Further, for the foregoing reasons, the Court certifies, pursuant to 28 U.S.C. § 1915(a) (3), that an appeal from this decision could not be taken in good faith, see Fed.R.App.P. 24(a), and that there is no basis upon which to issue a certificate of appealability. 28 U.S.C. § 2253(c); Fed. R.App.P. 22(b); Slack v. McDaniel, 529 U.S. 473, 120 S. Ct. 1595, 1603-4, 146 L. Ed. 2d 542 (2000); Lyons v. Ohio Adult Parole Authority, 105 F.3d 1063, 1073 (6th Cir.1997).

THEREFORE, for the foregoing reasons, good cause appearing, it is

ORDERED that the motion to vacate, set aside, or correct sentence be, and hereby is, DENIED; and it is

*934 FURTHER ORDERED that petitioner is denied a certificate of appealability; and it is

FURTHER ORDERED that petitioner is denied leave to file an appeal in forma pauperis.

NOTES

[1] The Court notes that petitioner retained new counsel for purposes of sentencing.

[2] As a result of sentencing counsel's efforts, petitioner was found responsible for 26,451 kilograms of marijuana and its equivalents, whereas the government argued that he was responsible for 33,805 kilograms.

[3] The Assistant United States Attorney in this case indicated that petitioner's trial counsel spent several hours interviewing the agents assigned to the case and reviewing the documents seized as evidence.

[4] The government incorrectly contends that petitioner's plea to the drug conspiracy charges admits the conduct alleged in the overt acts, which included allegations of specific amounts of drugs. However, a guilty plea serves only as an "admission of all the elements of a formal charge." United States v. Skinner, 25 F.3d 1314, 1316 (6th Cir.1994) (citing McCarthy v. United States, 394 U.S. 459, 466, 89 S. Ct. 1166, 22 L. Ed. 2d 418 (1969)). A conviction on drug conspiracy charges brought pursuant to §§ 846 and 963 does not require proof of any overt acts. See, e.g., United States v. Myers, 102 F.3d 227, 235 (6th Cir.1996) (citing United States v. Shabani, 513 U.S. 10, 17, 115 S. Ct. 382, 130 L. Ed. 2d 225 (1994)); United States v. Rodriguez, 215 F.3d 110, 118 (1st Cir.2000). "[T]he criminal agreement itself is the actus reus." Shabani, 513 U.S. at 16, 115 S. Ct. 382. Thus, petitioner's guilty plea does not constitute an admission of the overt acts since the overt acts are not elements of the drug conspiracy charges. See United States v. Cazares, 121 F.3d 1241, 1247 (9th Cir.1997) ("allegations not necessary to be proved for a conviction in this case the overt acts are not admitted by a plea"). Furthermore, the plea colloquy did not include an admission of any particular quantity of drugs.

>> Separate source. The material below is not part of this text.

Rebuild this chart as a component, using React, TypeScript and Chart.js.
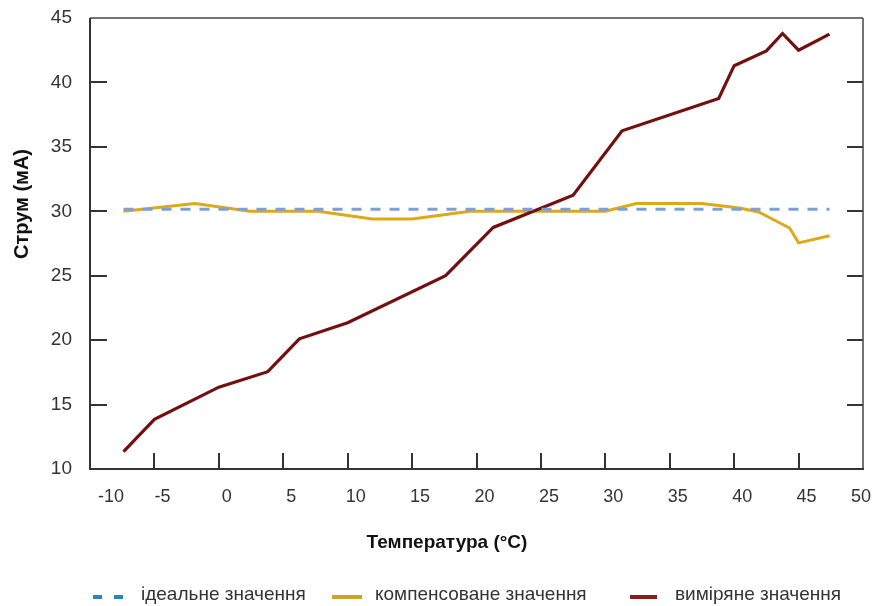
import React, { useEffect, useRef } from 'react';
import { Chart, registerables } from 'chart.js';

Chart.register(...registerables);

// ---- text ----
const xTitle = 'Температура (°C)';
const yTitle = 'Струм (мА)';
const seriesLabels = ['ідеальне значення', 'компенсоване значення', 'виміряне значення'];

// ---- axes ----
const xMin = -10;
const xMax = 50;
const xStep = 5;
const yMin = 10;
const yMax = 45;
const yStep = 5;

// ---- series (temperature °C, current mA) ----
const idealT = [-7.4, 47.4];
const idealI = [30.15, 30.15];

const compT = [-7.4, -1.85, 2.4, 7.7, 11.9, 15.0, 19.5, 30.0, 32.4, 37.5, 40.4, 41.9, 44.3, 45.0, 47.4];
const compI = [30.0, 30.6, 30.0, 30.0, 29.4, 29.4, 30.0, 30.0, 30.6, 30.6, 30.25, 29.95, 28.7, 27.55, 28.1];

const measT = [-7.4, -5.0, 0.0, 3.8, 6.25, 10.0, 17.6, 21.3, 27.5, 31.3, 38.8, 40.0, 42.5, 43.75, 45.0, 47.4];
const measI = [11.35, 13.85, 16.35, 17.55, 20.1, 21.35, 25.0, 28.75, 31.25, 36.25, 38.75, 41.3, 42.45, 43.8, 42.5, 43.75];

const toPoints = (xs: number[], ys: number[]) => xs.map((x, i) => ({ x, y: ys[i] }));

const FONT = '"Liberation Sans", Arial, sans-serif';

const legendStyle = [
  { color: '#2f82bd', dashed: true, x1: 93, x2: 123, textX: 141 },
  { color: '#c9a52a', dashed: false, x1: 332, x2: 362, textX: 375 },
  { color: '#8a1c1c', dashed: false, x1: 630, x2: 657, textX: 675 },
];

const decorPlugin = {
  id: 'decor',
  afterDraw(chart: any) {
    const { ctx, chartArea: a, scales } = chart;
    const x = scales.x;
    const y = scales.y;
    ctx.save();
    const line = (x1: number, y1: number, x2: number, y2: number) => {
      ctx.beginPath();
      ctx.moveTo(x1, y1);
      ctx.lineTo(x2, y2);
      ctx.stroke();
    };
    // inner ticks
    ctx.strokeStyle = '#333';
    ctx.lineWidth = 2;
    x.ticks.forEach((t: any) => {
      if (t.value > xMin && t.value < xMax) {
        const px = Math.round(x.getPixelForValue(t.value));
        line(px, a.bottom, px, a.bottom - 16);
      }
    });
    y.ticks.forEach((t: any) => {
      if (t.value > yMin && t.value < yMax) {
        const py = Math.round(y.getPixelForValue(t.value));
        line(a.left, py, a.left + 17, py);
        line(a.right, py, a.right - 16, py);
      }
    });
    // frame
    ctx.lineWidth = 1.5;
    ctx.strokeStyle = '#444';
    line(a.left, a.top, a.right, a.top);
    line(a.right, a.top, a.right, a.bottom);
    ctx.lineWidth = 2;
    ctx.strokeStyle = '#333';
    line(a.left, a.top, a.left, a.bottom + 1);
    line(a.left - 1, a.bottom, a.right + 1, a.bottom);

    // axis titles
    ctx.fillStyle = '#111';
    ctx.font = `bold 19px ${FONT}`;
    ctx.textAlign = 'center';
    ctx.textBaseline = 'middle';
    ctx.fillText(xTitle, 447, 543);
    ctx.save();
    ctx.translate(22, 204);
    ctx.rotate(-Math.PI / 2);
    ctx.font = `bold 20px ${FONT}`;
    ctx.fillText(yTitle, 0, 0);
    ctx.restore();

    // legend
    ctx.font = `19px ${FONT}`;
    ctx.textAlign = 'left';
    ctx.fillStyle = '#333';
    chart.data.datasets.forEach((ds: any, i: number) => {
      const s = legendStyle[i];
      ctx.strokeStyle = s.color;
      ctx.lineWidth = 4;
      if (s.dashed) {
        line(s.x1, 597, s.x1 + 9, 597);
        line(s.x2 - 9, 597, s.x2, 597);
      } else {
        line(s.x1, 597, s.x2, 597);
      }
      ctx.fillText(ds.label, s.textX, 595);
    });
    ctx.restore();
  },
};

export default function App() {
  const ref = useRef<HTMLCanvasElement>(null);
  useEffect(() => {
    document.body.style.margin = '0';
    if (!ref.current) return;
    const chart = new Chart(ref.current, {
      type: 'line',
      data: {
        datasets: [
          {
            label: seriesLabels[0],
            data: toPoints(idealT, idealI),
            borderColor: '#7f9ed6',
            borderWidth: 3,
            borderDash: [10, 9],
            pointRadius: 0,
            tension: 0,
            order: 0,
          },
          {
            label: seriesLabels[1],
            data: toPoints(compT, compI),
            borderColor: '#dea81b',
            borderWidth: 3,
            pointRadius: 0,
            tension: 0,
            order: 2,
          },
          {
            label: seriesLabels[2],
            data: toPoints(measT, measI),
            borderColor: '#721010',
            borderWidth: 3.2,
            pointRadius: 0,
            tension: 0,
            order: 1,
          },
        ],
      },
      options: {
        animation: false,
        responsive: true,
        maintainAspectRatio: false,
        layout: { padding: { top: 18, right: 14, left: 0, bottom: 0 } },
        plugins: {
          legend: { display: false },
          tooltip: { enabled: false },
        },
        scales: {
          x: {
            type: 'linear',
            min: xMin,
            max: xMax,
            grid: { display: false, drawTicks: false, tickLength: 0 },
            border: { display: false },
            afterFit: (s: any) => {
              s.height = 137;
              s.paddingLeft = 0;
              s.paddingRight = 0;
            },
            ticks: {
              stepSize: xStep,
              autoSkip: false,
              maxRotation: 0,
              padding: 17,
              labelOffset: 8,
              align: 'inner',
              color: '#333',
              font: { family: FONT, size: 18 },
            },
          },
          y: {
            type: 'linear',
            min: yMin,
            max: yMax,
            grid: { display: false, drawTicks: false, tickLength: 0 },
            border: { display: false },
            afterFit: (s: any) => {
              s.width = 90;
              s.paddingTop = 0;
              s.paddingBottom = 0;
            },
            ticks: {
              stepSize: yStep,
              padding: 18,
              color: '#333',
              font: { family: FONT, size: 19 },
            },
          },
        },
      },
      plugins: [decorPlugin],
    });
    return () => chart.destroy();
  }, []);
  return (
    <div style={{ width: 877, height: 606, position: 'relative' }}>
      <canvas ref={ref} />
    </div>
  );
}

[5] Although the government cites several cases for the proposition that "the circuit courts of appeal that have heard this issue have declined to apply [Apprendi] to cases on collateral review," Respondent's Supplemental Reply, p. 4, all but one of the cases cited involved a second or successive petition. Those courts reasoned that the language in § 2255 regarding successive petitions mandates that the Supreme Court actually hold that a new rule is retroactive before it can be applied retroactively by lower courts. See Sustache-Rivera v. United States, 221 F.3d 8 (1st Cir.2000); Talbott v. Indiana, 226 F.3d 866 (7th Cir.2000); Rodgers v. United States, 229 F.3d 704 (8th Cir.2000); United States v. Falls, 2000 WL 1610733 (8th Cir.2000); In re Joshua, 224 F.3d 1281 (11th Cir.2000). The government has not cited, and the Court is not aware of, any authority extending the holdings of those decisions to an initial § 2255 petition. The sole case cited by the government that did not involve a successive petition, involved a habeas petition filed pursuant to § 2254. In that case, the Court did not decide the retroactivity issue but, rather, found that the claim was procedurally defaulted. Scott v. Baldwin, 225 F.3d 1020, 1023 n. 7 (9th Cir.2000).

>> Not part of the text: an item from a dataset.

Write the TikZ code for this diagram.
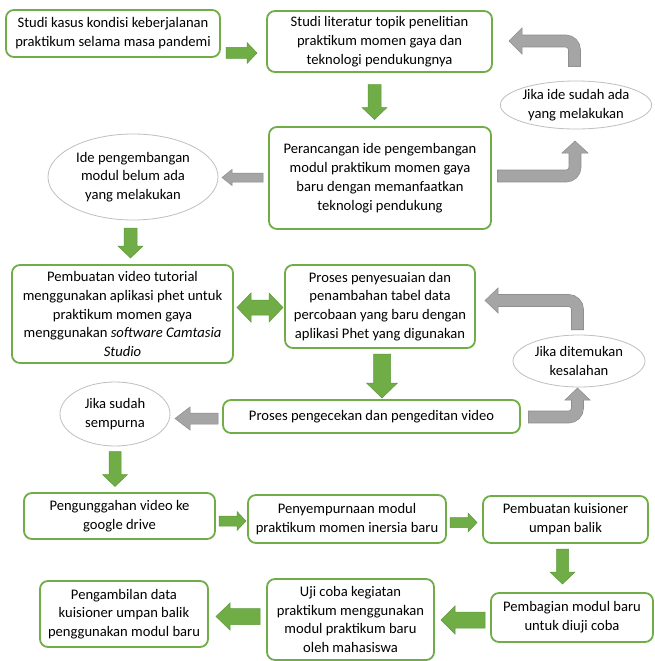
\documentclass[tikz,border=0pt]{standalone}
\usepackage{fontspec}
\setmainfont{Carlito}
\usetikzlibrary{shapes.geometric,calc}
\definecolor{grn}{HTML}{70AD47}
\definecolor{grnd}{HTML}{5E9A3A}
\definecolor{gry}{HTML}{A5A5A5}
\definecolor{gryd}{HTML}{8C8C8C}
\definecolor{ellb}{HTML}{BFBFBF}
\newcommand{\fsz}{\fontsize{14.6pt}{18.8pt}\selectfont}
% block arrow: style, cx, cy, angle, L, W, s, hl
\newcommand{\barrow}[8]{\path[#1, shift={(#2,#3)}, rotate=#4]
  ({-#5/2},{-#7/2}) -- ({#5/2-#8},{-#7/2}) -- ({#5/2-#8},{-#6/2}) -- ({#5/2},0)
  -- ({#5/2-#8},{#6/2}) -- ({#5/2-#8},{#7/2}) -- ({-#5/2},{#7/2}) -- cycle;}
\newcommand{\dblarrow}[8]{\path[#1, shift={(#2,#3)}, rotate=#4]
  ({-#5/2},0) -- ({-#5/2+#8},{-#6/2}) -- ({-#5/2+#8},{-#7/2}) -- ({#5/2-#8},{-#7/2})
  -- ({#5/2-#8},{-#6/2}) -- ({#5/2},0) -- ({#5/2-#8},{#6/2}) -- ({#5/2-#8},{#7/2})
  -- ({-#5/2+#8},{#7/2}) -- ({-#5/2+#8},{#6/2}) -- cycle;}
\tikzset{
  box/.style={draw=grn, line width=1.8pt, rounded corners=8pt, fill=white,
    align=center, inner sep=0pt, font=\fsz},
  ell/.style={ellipse, draw=ellb, line width=0.8pt, fill=white,
    align=center, inner sep=0pt, font=\fsz},
  garr/.style={fill=grn, draw=grnd, line width=0.5pt, line join=miter},
  yarr/.style={fill=gry, draw=gryd, line width=0.5pt, line join=miter},
  ystemo/.style={draw=gryd, line width=12.6pt, rounded corners=9pt},
  ystemi/.style={draw=gry, line width=11.4pt, rounded corners=9pt},
}
\begin{document}
\begin{tikzpicture}[x=1pt,y=-1pt]
\useasboundingbox (0,0) rectangle (654,661);
\fill[white] (0,0) rectangle (654,661);

% boxes
\node[box, minimum width=214, minimum height=47] (b1) at (113,33.5)
  {Studi kasus kondisi keberjalanan\\praktikum selama masa pandemi};
\node[box, minimum width=225, minimum height=61] (b2) at (379.5,41.5)
  {Studi literatur topik penelitian\\praktikum momen gaya dan\\teknologi pendukungnya};
\node[box, minimum width=222, minimum height=102] (b3) at (380,178)
  {Perancangan ide pengembangan\\modul praktikum momen gaya\\baru dengan memanfaatkan\\teknologi pendukung};
\node[box, minimum width=221, minimum height=98] (b4) at (122.5,314)
  {Pembuatan video tutorial\\menggunakan aplikasi phet untuk\\praktikum momen gaya\\menggunakan \textit{software Camtasia}\\\textit{Studio}};
\node[box, minimum width=190, minimum height=83] (b5) at (380,306.5)
  {Proses penyesuaian dan\\penambahan tabel data\\percobaan yang baru dengan\\aplikasi Phet yang digunakan};
\node[box, minimum width=297, minimum height=33] (b6) at (371.5,416.5)
  {Proses pengecekan dan pengeditan video};
\node[box, minimum width=191, minimum height=46] (b7) at (119.5,516)
  {Pengunggahan video ke\\google drive};
\node[box, minimum width=198, minimum height=48] (b8) at (347,519)
  {Penyempurnaan modul\\praktikum momen inersia baru};
\node[box, minimum width=165, minimum height=47] (b9) at (565.5,519.5)
  {Pembuatan kuisioner\\umpan balik};
\node[box, minimum width=162, minimum height=49] (b10) at (572,617.5)
  {Pembagian modul baru\\untuk diuji coba};
\node[box, minimum width=167, minimum height=81] (b11) at (350.5,619.5)
  {Uji coba kegiatan\\praktikum menggunakan\\modul praktikum baru\\oleh mahasiswa};
\node[box, minimum width=168, minimum height=66] (b12) at (124,614)
  {Pengambilan data\\kuisioner umpan balik\\penggunakan modul baru};

% ellipses
\node[ell, minimum width=148, minimum height=48] (e1) at (576,105)
  {Jika ide sudah ada\\yang melakukan};
\node[ell, minimum width=170, minimum height=86] (e2) at (133,177)
  {Ide pengembangan\\modul belum ada\\yang melakukan};
\node[ell, minimum width=132, minimum height=52] (e3) at (579,361)
  {Jika ditemukan\\kesalahan};
\node[ell, minimum width=110, minimum height=64] (e4) at (115,414)
  {Jika sudah\\sempurna};

% green block arrows
\barrow{garr}{241.5}{53}{0}{31}{21}{11}{10}
\barrow{garr}{374.5}{102}{-90}{35}{25}{13}{12}
\barrow{garr}{130.5}{243}{-90}{30}{25}{13}{12}
\dblarrow{garr}{260}{307.5}{0}{46}{29}{15}{14}
\barrow{garr}{382}{376}{-90}{44}{31}{17}{15}
\barrow{garr}{115}{469}{-90}{35}{25}{12}{12}
\barrow{garr}{232.5}{521}{0}{27}{19}{10}{9}
\barrow{garr}{463.5}{522.5}{0}{27}{19}{10}{9}
\barrow{garr}{562.5}{566.5}{-90}{35}{25}{12}{12}
\barrow{garr}{463}{620}{180}{44}{28}{16}{14}
\barrow{garr}{238}{616.5}{180}{44}{27}{16}{14}

% gray straight arrows
\barrow{yarr}{242.5}{177.5}{180}{41}{16}{9}{10}
\barrow{yarr}{196.5}{418.5}{180}{43}{23}{11}{15}

% gray bent arrows
% e1 -> b2
\path[yarr] (522,28) -- (509,41) -- (522,54) -- cycle;
\draw[ystemo] (574.5,67) -- (574.5,41) -- (522,41);
\draw[ystemi] (574.5,66.4) -- (574.5,41) -- (521,41);
% b3 -> e1
\path[yarr] (562,153) -- (575,141) -- (588,153) -- cycle;
\draw[ystemo] (497,176) -- (575,176) -- (575,153);
\draw[ystemi] (497.6,176) -- (575,176) -- (575,152);
% e3 -> b5
\path[yarr] (498,288) -- (485,300.5) -- (498,313) -- cycle;
\draw[ystemo] (577.5,330) -- (577.5,300.5) -- (498,300.5);
\draw[ystemi] (577.5,329.4) -- (577.5,300.5) -- (497,300.5);
% b6 -> e3
\path[yarr] (565,400) -- (577.5,388) -- (590,400) -- cycle;
\draw[ystemo] (528,417) -- (577.5,417) -- (577.5,400);
\draw[ystemi] (528.6,417) -- (577.5,417) -- (577.5,399);
\end{tikzpicture}
\end{document}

[6] In Apprendi, the Court specifically noted that the defendant had not asserted a constitutional claim based on the omission of any reference to sentence enhancement factors in the indictment and that it does not separately address the indictment question. Apprendi, 120 S. Ct. at 2356, n. 3.

[7] This Court further notes that evidence of such facts, formerly considered sentencing factors, was not subject to the Federal Rules of Evidence. See Fed.R.Evid. § 1101(d) (3); United States v. Davis, 170 F.3d 617, 622 (6th Cir.1999). As such, hearsay evidence was permitted, which also implicates the defendant's Sixth Amendment right to confront and cross-examine witnesses.